Uma pesquisa interessante conduzida por Rodrigo da Costa Portilho-Ramos, do Instituto de Geociências da Universidade de São Paulo (IG-USP) utilizou as conchas de foraminíferos para mostrar como que oceanos reagiram a uma fase de aquecimento que o planeta sofreu entre 19 a 12 mil anos atrás. A temperatura média do planeta subiu cerca de 3,5 graus Celsius.
Sabemos que os ambientes oceânicos são bastante sensíveis às mudanças de temperaturas em escala global. Para aprimorar os modelos utilizados para previsões, Portilho-Ramos decidiu estudar as mudanças ocasionadas por aquecimentos passados na camada superior da coluna d’água oceânica.
“Apesar de parecerem homogêneos, os oceanos são altamente estratificados com diferentes camadas de coluna d’água. A camada superficial é de enorme importância para o clima do planeta, porque é nela que ocorre a fotossíntese produzida pelo fitoplâncton. Então, se essa camada superficial é mais espessa ou menos espessa, mais ou menos quente, mais ou menos produtiva, isso tem influência direta na quantidade de carbono lançada ou absorvida da atmosfera”, explica Cristiano Chiessi, supervisor de pós-doutorado de Portilho-Ramos.
Os foraminíferos são protozoários marinhos unicelulares bastante sensíveis ás variações ambientais. Habitam a superfície oceânica e desenvolvem conchas de carbonato de cálcio. Ao morrerem, essas conchas acabam indo para o assoalho oceânico e chegam a fossilizar. Portilho-Ramos coletou várias destas conchas e pôde determinar a posição atual e todos os deslocamentos da chamada Zona de Convergência Intertropical do Atlântico (ITCZ em sigla inglesa).
Uma ITCZ é uma região com pressão atmosférica baixa e máxima precipitação capaz de circular todo o globo na região equatorial. Esta região é capaz de migrar todas as vezes que sente mais necessidade de energia solar. Além disso, ela depende bastante dos ciclos das estações e da troca de energia térmica entre os dois hemisférios terrestres. A ITCZ conjuga a chamada Célula de Revolvimento Meridional do Atlântico (AMOC sigla em inglês), mecanismo que transfere determinadas quantidades de energia do sul para o norte planetário.

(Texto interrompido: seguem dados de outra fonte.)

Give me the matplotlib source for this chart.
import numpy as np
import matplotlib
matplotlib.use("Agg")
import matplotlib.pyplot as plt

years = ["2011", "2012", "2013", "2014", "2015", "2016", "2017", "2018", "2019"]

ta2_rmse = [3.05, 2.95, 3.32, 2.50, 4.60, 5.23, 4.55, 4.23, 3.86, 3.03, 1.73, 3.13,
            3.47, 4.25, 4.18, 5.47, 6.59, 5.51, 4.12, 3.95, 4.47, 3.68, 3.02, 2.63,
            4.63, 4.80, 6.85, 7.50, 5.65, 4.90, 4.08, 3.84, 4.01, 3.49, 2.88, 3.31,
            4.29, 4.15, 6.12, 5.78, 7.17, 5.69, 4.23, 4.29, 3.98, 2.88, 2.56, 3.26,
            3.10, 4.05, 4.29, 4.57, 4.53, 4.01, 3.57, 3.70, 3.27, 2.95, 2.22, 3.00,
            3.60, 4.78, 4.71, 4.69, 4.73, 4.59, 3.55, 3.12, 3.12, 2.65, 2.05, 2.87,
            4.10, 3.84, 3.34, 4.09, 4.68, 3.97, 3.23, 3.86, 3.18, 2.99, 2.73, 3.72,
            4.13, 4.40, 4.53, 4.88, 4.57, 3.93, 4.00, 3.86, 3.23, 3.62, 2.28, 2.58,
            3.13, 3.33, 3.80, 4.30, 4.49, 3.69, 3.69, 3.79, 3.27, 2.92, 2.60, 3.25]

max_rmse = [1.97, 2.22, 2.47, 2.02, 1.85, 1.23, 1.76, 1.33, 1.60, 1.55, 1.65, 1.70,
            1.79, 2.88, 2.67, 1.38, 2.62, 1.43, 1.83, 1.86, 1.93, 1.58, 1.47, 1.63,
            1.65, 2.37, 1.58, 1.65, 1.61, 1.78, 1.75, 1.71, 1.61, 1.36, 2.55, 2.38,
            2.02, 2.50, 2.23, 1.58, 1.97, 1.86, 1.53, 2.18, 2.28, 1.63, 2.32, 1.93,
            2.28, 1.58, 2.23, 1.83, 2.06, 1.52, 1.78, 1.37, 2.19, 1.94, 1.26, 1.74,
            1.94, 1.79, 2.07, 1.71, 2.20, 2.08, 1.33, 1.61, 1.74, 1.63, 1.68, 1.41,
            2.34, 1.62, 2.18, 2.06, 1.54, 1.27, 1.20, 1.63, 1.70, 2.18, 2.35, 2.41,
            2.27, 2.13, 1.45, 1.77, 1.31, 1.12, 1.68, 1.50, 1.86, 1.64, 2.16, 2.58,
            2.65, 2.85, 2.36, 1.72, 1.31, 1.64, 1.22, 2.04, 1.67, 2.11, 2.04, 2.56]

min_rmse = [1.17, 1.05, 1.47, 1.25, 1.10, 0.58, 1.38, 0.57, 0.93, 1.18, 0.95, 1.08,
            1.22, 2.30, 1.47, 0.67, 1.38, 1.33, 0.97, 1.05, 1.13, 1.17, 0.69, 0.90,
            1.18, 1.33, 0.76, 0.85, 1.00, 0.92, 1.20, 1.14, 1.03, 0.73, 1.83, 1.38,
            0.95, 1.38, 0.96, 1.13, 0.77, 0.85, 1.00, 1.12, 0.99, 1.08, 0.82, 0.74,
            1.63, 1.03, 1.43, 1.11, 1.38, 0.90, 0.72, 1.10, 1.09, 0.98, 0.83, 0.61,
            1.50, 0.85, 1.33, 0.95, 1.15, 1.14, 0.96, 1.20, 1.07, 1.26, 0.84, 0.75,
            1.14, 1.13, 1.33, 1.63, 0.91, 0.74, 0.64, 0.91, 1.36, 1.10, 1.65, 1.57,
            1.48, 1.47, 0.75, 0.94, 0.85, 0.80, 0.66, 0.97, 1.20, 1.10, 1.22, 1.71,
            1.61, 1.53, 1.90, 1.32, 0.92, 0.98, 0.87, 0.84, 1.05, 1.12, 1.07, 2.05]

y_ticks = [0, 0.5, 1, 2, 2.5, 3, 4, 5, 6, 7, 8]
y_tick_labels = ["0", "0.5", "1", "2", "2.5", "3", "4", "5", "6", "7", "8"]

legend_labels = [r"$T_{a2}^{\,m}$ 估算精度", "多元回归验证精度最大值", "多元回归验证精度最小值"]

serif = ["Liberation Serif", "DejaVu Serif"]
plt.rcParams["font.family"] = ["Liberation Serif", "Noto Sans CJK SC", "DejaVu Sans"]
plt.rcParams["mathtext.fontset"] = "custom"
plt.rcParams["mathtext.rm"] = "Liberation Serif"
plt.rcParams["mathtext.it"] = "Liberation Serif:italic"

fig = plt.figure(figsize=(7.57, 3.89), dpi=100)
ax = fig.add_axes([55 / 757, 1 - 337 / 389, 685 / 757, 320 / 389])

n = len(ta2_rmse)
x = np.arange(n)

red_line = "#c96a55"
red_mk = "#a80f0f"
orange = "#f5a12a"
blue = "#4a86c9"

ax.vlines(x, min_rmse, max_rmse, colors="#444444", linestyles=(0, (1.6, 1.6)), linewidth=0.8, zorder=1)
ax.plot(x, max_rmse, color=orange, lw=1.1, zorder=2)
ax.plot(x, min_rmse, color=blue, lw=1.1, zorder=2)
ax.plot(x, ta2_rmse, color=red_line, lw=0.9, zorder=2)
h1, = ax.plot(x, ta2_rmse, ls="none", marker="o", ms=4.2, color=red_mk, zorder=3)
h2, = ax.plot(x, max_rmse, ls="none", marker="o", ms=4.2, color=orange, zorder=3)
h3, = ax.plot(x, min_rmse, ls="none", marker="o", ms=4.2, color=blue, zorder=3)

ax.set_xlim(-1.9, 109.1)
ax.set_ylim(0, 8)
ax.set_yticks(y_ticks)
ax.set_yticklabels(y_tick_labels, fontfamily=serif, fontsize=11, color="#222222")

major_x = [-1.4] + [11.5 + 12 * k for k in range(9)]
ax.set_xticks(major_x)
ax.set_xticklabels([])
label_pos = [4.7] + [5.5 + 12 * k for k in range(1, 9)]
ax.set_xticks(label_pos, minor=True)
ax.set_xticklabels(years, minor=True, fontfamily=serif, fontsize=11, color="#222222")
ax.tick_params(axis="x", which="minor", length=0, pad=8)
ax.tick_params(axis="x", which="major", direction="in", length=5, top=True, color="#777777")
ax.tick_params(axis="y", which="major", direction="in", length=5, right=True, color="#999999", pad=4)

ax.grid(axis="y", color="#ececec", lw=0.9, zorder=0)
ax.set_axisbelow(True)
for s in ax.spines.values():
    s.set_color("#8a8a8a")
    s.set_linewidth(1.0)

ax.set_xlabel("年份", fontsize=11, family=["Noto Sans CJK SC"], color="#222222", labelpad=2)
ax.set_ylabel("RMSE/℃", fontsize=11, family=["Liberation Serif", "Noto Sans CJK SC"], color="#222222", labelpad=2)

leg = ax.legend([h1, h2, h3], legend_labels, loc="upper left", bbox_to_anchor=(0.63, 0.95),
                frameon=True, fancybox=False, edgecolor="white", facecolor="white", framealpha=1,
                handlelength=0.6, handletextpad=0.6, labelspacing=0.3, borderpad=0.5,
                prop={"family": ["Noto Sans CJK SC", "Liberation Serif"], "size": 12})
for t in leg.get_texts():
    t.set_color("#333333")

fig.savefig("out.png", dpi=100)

Portilho-Ramos explica que houveram pelo menos três vezes em que a AMOC esfriou nos últimos 30 mil anos. Em todas as três vezes houve uma drástica redução da salinidade oceânica nas altas latitudes do hemisfério Norte devido à grande quantidade de icebergs e água doce advindas do derretimento do gelo da calota polar do Ártico.
“O excesso de água doce no topo da coluna d’água reduz a ação turbulenta dos ventos na superfície oceânica, o que permite que águas mais frias e ricas em nutrientes penetrem na zona fótica, ou seja, na zona iluminada pela luz, aumentando a produtividade biológica e alterando a comunidade de foraminíferos planctônicos. A análise das espécies de foraminíferos planctônicos permitiu-nos estabelecer a posição atual da ITCZ e a amplitude dos deslocamentos ocorridos no passado”, diz Portilho-Ramos.
O estudo acaba validando os dados de modelos atuais, que visam ter amostras futuras da inserção de água doce no Atlântico Norte devido ao derretimento de gelo atual. “O atual processo de mudança climática está derretendo as calotas polares e injetando água doce no Atlântico Norte, assim como ocorreu nos períodos de arrefecimento da AMOC no passado. Ainda não somos capazes de prever todas as consequências do processo, devido à grande quantidade de fatores envolvidos. Mas, com base em nosso estudo, é de se supor uma expressiva redução da AMOC e um deslocamento da ITCZ para sul, com forte aumento das chuvas durante a estação úmida no Nordeste brasileiro. Como as projeções indicam que, na média anual, as chuvas diminuirão no Nordeste, os extremos devem se intensificar”, finaliza Chiessi.